Problem details:
Repeat the lines below exactly as they appear, but leave out the images.

Material:
○ ○ ○
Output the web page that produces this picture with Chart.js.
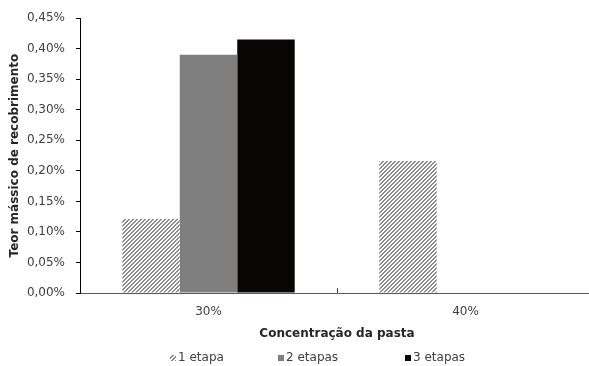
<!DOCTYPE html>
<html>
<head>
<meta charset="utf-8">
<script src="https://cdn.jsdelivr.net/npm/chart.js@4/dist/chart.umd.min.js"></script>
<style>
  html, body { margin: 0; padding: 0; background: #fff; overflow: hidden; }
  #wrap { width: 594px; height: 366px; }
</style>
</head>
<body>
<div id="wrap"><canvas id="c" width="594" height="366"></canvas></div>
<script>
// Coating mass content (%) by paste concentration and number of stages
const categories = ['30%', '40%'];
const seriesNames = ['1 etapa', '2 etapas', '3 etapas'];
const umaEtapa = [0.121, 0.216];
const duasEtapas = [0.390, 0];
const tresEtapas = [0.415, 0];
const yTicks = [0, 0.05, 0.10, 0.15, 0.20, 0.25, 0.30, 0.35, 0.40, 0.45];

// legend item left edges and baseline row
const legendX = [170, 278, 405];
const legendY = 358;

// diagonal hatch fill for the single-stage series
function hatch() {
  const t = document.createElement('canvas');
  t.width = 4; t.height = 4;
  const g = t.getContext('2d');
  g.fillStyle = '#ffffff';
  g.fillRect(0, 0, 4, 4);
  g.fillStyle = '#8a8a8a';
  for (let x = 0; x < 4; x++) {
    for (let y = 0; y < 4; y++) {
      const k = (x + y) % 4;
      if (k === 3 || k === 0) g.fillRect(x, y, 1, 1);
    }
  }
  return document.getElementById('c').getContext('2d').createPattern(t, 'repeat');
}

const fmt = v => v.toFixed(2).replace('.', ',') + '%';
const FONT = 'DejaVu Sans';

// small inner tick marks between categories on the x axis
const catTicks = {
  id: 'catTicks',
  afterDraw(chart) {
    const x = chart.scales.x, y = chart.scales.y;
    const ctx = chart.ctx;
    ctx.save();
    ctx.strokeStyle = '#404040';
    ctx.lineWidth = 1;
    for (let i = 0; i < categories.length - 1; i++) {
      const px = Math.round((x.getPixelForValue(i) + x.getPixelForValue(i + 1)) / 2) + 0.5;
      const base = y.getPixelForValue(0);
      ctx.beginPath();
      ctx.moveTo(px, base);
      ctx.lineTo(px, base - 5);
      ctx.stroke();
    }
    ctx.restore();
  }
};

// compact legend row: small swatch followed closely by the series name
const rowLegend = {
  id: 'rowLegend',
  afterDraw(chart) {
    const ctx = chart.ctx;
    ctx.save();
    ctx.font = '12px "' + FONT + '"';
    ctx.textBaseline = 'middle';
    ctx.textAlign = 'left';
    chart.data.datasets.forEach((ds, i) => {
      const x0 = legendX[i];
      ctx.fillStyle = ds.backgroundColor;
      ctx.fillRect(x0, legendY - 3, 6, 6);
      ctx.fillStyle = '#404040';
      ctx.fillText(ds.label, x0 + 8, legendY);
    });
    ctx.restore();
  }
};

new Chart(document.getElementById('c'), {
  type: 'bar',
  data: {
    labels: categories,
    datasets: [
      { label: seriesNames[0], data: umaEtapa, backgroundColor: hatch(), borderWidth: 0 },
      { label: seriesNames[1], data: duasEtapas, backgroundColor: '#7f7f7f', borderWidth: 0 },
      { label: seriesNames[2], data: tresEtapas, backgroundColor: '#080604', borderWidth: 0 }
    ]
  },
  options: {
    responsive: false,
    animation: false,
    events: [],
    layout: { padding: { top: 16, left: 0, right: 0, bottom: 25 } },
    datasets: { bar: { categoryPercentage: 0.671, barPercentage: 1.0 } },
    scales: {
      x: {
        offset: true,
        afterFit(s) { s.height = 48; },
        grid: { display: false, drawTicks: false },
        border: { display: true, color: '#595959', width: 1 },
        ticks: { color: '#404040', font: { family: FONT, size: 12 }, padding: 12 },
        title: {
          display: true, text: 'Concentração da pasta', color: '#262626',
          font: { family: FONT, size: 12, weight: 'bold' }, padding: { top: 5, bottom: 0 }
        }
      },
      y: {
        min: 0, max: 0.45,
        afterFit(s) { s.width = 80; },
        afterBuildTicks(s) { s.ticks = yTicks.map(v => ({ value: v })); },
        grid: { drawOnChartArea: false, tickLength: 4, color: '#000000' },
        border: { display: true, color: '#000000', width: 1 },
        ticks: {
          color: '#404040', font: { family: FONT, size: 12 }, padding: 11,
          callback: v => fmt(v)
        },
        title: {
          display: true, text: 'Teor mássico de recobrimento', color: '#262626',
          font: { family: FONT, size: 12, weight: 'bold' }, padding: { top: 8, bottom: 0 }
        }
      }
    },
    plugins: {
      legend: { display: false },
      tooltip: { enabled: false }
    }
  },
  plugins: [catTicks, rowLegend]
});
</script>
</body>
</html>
○ ○ ○
Written answer:
Output the web page that produces this picture with Chart.js.
<!DOCTYPE html>
<html>
<head>
<meta charset="utf-8">
<script src="https://cdn.jsdelivr.net/npm/chart.js@4/dist/chart.umd.min.js"></script>
<style>
  html, body { margin: 0; padding: 0; background: #fff; overflow: hidden; }
  #wrap { width: 594px; height: 366px; }
</style>
</head>
<body>
<div id="wrap"><canvas id="c" width="594" height="366"></canvas></div>
<script>
// Coating mass content (%) by paste concentration and number of stages
const categories = ['30%', '40%'];
const seriesNames = ['1 etapa', '2 etapas', '3 etapas'];
const umaEtapa = [0.121, 0.216];
const duasEtapas = [0.390, 0];
const tresEtapas = [0.415, 0];
const yTicks = [0, 0.05, 0.10, 0.15, 0.20, 0.25, 0.30, 0.35, 0.40, 0.45];

// legend item left edges and baseline row
const legendX = [170, 278, 405];
const legendY = 358;

// diagonal hatch fill for the single-stage series
function hatch() {
  const t = document.createElement('canvas');
  t.width = 4; t.height = 4;
  const g = t.getContext('2d');
  g.fillStyle = '#ffffff';
  g.fillRect(0, 0, 4, 4);
  g.fillStyle = '#8a8a8a';
  for (let x = 0; x < 4; x++) {
    for (let y = 0; y < 4; y++) {
      const k = (x + y) % 4;
      if (k === 3 || k === 0) g.fillRect(x, y, 1, 1);
    }
  }
  return document.getElementById('c').getContext('2d').createPattern(t, 'repeat');
}

const fmt = v => v.toFixed(2).replace('.', ',') + '%';
const FONT = 'DejaVu Sans';

// small inner tick marks between categories on the x axis
const catTicks = {
  id: 'catTicks',
  afterDraw(chart) {
    const x = chart.scales.x, y = chart.scales.y;
    const ctx = chart.ctx;
    ctx.save();
    ctx.strokeStyle = '#404040';
    ctx.lineWidth = 1;
    for (let i = 0; i < categories.length - 1; i++) {
      const px = Math.round((x.getPixelForValue(i) + x.getPixelForValue(i + 1)) / 2) + 0.5;
      const base = y.getPixelForValue(0);
      ctx.beginPath();
      ctx.moveTo(px, base);
      ctx.lineTo(px, base - 5);
      ctx.stroke();
    }
    ctx.restore();
  }
};

// compact legend row: small swatch followed closely by the series name
const rowLegend = {
  id: 'rowLegend',
  afterDraw(chart) {
    const ctx = chart.ctx;
    ctx.save();
    ctx.font = '12px "' + FONT + '"';
    ctx.textBaseline = 'middle';
    ctx.textAlign = 'left';
    chart.data.datasets.forEach((ds, i) => {
      const x0 = legendX[i];
      ctx.fillStyle = ds.backgroundColor;
      ctx.fillRect(x0, legendY - 3, 6, 6);
      ctx.fillStyle = '#404040';
      ctx.fillText(ds.label, x0 + 8, legendY);
    });
    ctx.restore();
  }
};

new Chart(document.getElementById('c'), {
  type: 'bar',
  data: {
    labels: categories,
    datasets: [
      { label: seriesNames[0], data: umaEtapa, backgroundColor: hatch(), borderWidth: 0 },
      { label: seriesNames[1], data: duasEtapas, backgroundColor: '#7f7f7f', borderWidth: 0 },
      { label: seriesNames[2], data: tresEtapas, backgroundColor: '#080604', borderWidth: 0 }
    ]
  },
  options: {
    responsive: false,
    animation: false,
    events: [],
    layout: { padding: { top: 16, left: 0, right: 0, bottom: 25 } },
    datasets: { bar: { categoryPercentage: 0.671, barPercentage: 1.0 } },
    scales: {
      x: {
        offset: true,
        afterFit(s) { s.height = 48; },
        grid: { display: false, drawTicks: false },
        border: { display: true, color: '#595959', width: 1 },
        ticks: { color: '#404040', font: { family: FONT, size: 12 }, padding: 12 },
        title: {
          display: true, text: 'Concentração da pasta', color: '#262626',
          font: { family: FONT, size: 12, weight: 'bold' }, padding: { top: 5, bottom: 0 }
        }
      },
      y: {
        min: 0, max: 0.45,
        afterFit(s) { s.width = 80; },
        afterBuildTicks(s) { s.ticks = yTicks.map(v => ({ value: v })); },
        grid: { drawOnChartArea: false, tickLength: 4, color: '#000000' },
        border: { display: true, color: '#000000', width: 1 },
        ticks: {
          color: '#404040', font: { family: FONT, size: 12 }, padding: 11,
          callback: v => fmt(v)
        },
        title: {
          display: true, text: 'Teor mássico de recobrimento', color: '#262626',
          font: { family: FONT, size: 12, weight: 'bold' }, padding: { top: 8, bottom: 0 }
        }
      }
    },
    plugins: {
      legend: { display: false },
      tooltip: { enabled: false }
    }
  },
  plugins: [catTicks, rowLegend]
});
</script>
</body>
</html>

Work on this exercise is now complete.